Standard Chartered will support the SIV by buying its commercial paper, the London-based bank said in a statement today.
Banks led by HSBC Holdings Plc and Citigroup Inc. have stepped in to support their SIVs after the collapse of the U.S. subprime mortgage market caused the prices of the funds' assets to decline. SIVs, which use short-term borrowing to invest in longer-dated assets, have reduced their holdings by more than $100 billion from a peak of $400 billion last year, according to Moody's Investors Service.
Standard Chartered Bank is a British bank headquartered in London with operations in more than fifty countries. It operates a network of over 1,600 branches (including subsidiaries, associates and joint ventures) and employs almost 60,000 people.
Despite its British base it has few customers in the United Kingdom and 90% of its profits come from the Asia Pacific Region, South Asia, the Middle East and Africa. Because the bank's history is entwined with the development of the British Empire its operations lie predominantly in former British colonies, though over the past two decades it has expanded into countries that have historically had little British influence. It aims to provide a safe regulatory bridge between these developing economies.
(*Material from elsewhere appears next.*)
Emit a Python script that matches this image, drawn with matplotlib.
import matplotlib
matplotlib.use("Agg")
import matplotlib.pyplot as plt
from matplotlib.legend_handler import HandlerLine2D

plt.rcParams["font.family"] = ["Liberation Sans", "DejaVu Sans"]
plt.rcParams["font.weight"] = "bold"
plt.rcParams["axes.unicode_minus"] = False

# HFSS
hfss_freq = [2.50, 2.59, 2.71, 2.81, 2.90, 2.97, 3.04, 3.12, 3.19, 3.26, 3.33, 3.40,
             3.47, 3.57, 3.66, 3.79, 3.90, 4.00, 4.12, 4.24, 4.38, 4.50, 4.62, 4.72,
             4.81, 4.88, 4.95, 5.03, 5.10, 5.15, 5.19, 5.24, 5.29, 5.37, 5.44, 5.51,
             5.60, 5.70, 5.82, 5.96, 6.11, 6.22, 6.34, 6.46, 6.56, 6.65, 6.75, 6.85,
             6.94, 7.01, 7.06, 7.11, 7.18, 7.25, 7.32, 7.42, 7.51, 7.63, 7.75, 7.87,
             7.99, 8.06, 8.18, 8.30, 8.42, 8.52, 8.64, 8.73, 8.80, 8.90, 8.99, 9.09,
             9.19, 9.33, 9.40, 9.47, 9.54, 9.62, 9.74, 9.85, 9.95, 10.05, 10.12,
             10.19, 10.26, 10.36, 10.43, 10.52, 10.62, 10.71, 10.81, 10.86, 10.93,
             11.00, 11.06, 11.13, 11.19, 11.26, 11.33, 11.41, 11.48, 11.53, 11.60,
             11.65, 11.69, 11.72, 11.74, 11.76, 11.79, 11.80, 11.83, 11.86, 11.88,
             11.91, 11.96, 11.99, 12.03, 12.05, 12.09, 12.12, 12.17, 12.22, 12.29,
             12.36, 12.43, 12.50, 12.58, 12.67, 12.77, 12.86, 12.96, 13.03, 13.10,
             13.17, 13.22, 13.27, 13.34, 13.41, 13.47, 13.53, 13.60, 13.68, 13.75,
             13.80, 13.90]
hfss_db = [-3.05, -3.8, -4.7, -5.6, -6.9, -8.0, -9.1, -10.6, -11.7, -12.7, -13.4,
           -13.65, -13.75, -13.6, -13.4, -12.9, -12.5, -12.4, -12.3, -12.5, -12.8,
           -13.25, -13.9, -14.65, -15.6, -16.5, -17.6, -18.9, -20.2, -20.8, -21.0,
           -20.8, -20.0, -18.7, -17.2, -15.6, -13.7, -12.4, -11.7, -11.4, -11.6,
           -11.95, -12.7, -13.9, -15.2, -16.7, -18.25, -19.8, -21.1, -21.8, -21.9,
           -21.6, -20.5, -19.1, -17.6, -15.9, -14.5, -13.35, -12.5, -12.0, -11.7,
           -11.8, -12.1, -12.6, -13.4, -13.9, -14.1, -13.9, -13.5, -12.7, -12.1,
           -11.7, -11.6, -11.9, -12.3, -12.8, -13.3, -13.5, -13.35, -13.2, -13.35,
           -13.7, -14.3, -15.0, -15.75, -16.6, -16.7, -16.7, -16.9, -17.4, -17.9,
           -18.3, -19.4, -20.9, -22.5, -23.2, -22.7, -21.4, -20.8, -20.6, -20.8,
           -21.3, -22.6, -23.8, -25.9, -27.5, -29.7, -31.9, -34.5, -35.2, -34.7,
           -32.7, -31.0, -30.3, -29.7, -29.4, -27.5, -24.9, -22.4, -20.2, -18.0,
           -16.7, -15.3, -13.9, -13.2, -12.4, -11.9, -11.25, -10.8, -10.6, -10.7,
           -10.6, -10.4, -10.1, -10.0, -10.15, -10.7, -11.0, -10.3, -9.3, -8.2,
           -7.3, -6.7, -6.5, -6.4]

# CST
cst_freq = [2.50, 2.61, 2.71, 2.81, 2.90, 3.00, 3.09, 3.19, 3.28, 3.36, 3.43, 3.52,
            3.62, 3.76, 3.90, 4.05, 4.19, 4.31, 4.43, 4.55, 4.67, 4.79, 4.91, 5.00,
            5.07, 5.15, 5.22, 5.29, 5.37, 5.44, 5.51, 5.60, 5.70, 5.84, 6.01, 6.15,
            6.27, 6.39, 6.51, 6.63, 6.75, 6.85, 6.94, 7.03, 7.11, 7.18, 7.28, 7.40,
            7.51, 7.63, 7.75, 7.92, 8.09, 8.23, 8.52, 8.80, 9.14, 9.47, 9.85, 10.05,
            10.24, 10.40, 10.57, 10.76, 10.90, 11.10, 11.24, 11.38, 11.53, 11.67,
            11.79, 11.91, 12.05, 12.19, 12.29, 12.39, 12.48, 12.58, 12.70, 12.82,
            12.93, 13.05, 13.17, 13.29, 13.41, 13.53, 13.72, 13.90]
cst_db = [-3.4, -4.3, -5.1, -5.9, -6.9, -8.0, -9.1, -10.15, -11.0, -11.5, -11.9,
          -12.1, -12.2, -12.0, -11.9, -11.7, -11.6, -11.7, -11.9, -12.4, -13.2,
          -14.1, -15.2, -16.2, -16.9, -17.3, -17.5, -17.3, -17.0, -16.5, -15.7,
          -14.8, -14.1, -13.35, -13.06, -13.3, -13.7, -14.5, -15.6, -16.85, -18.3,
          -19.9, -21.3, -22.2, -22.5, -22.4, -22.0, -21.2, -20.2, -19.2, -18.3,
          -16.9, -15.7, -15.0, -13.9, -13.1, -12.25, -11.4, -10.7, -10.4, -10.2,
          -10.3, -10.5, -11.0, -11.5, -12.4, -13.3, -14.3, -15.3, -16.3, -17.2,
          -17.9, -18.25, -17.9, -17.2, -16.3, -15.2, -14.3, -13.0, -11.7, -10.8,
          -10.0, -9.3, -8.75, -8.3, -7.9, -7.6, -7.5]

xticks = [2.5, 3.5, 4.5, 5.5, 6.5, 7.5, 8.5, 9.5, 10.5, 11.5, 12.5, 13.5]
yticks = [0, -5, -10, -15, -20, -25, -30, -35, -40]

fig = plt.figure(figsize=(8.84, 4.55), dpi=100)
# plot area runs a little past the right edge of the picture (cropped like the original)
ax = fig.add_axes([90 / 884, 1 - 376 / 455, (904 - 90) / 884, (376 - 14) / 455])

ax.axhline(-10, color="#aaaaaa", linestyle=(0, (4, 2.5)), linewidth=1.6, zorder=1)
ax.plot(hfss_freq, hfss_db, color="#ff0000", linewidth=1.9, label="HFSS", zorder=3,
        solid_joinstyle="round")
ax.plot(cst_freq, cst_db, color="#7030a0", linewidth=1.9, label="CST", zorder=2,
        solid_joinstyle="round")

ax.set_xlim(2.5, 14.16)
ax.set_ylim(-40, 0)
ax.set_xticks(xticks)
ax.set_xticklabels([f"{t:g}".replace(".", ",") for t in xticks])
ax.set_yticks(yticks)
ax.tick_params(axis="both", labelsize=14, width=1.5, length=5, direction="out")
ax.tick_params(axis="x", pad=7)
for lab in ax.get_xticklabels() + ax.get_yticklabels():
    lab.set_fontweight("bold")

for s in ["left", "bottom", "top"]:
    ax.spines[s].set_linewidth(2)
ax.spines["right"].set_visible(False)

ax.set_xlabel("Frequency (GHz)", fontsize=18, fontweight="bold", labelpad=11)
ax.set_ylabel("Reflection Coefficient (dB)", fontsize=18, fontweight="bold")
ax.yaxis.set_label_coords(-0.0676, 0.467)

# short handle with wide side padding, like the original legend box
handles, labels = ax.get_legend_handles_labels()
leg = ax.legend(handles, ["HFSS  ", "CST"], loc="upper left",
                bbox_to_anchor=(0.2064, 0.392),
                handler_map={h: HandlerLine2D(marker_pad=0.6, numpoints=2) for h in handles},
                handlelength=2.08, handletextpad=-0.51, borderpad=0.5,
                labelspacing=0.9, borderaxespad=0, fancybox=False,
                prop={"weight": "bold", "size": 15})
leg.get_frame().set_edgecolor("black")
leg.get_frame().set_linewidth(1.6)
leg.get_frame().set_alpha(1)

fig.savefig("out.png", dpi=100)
It now focuses on consumer, corporate and institutional banking, and on the provision of treasury services – areas in which the Group had particular strength and expertise.
Standard Chartered is listed on the London Stock Exchange and the Hong Kong Stock Exchange and is among the top 20 constituent members of the FTSE 100 Index.
On Tuesday 18th September 2007, Standard Chartered plc agreed to buy American Express Bank for around $860 million from American Express.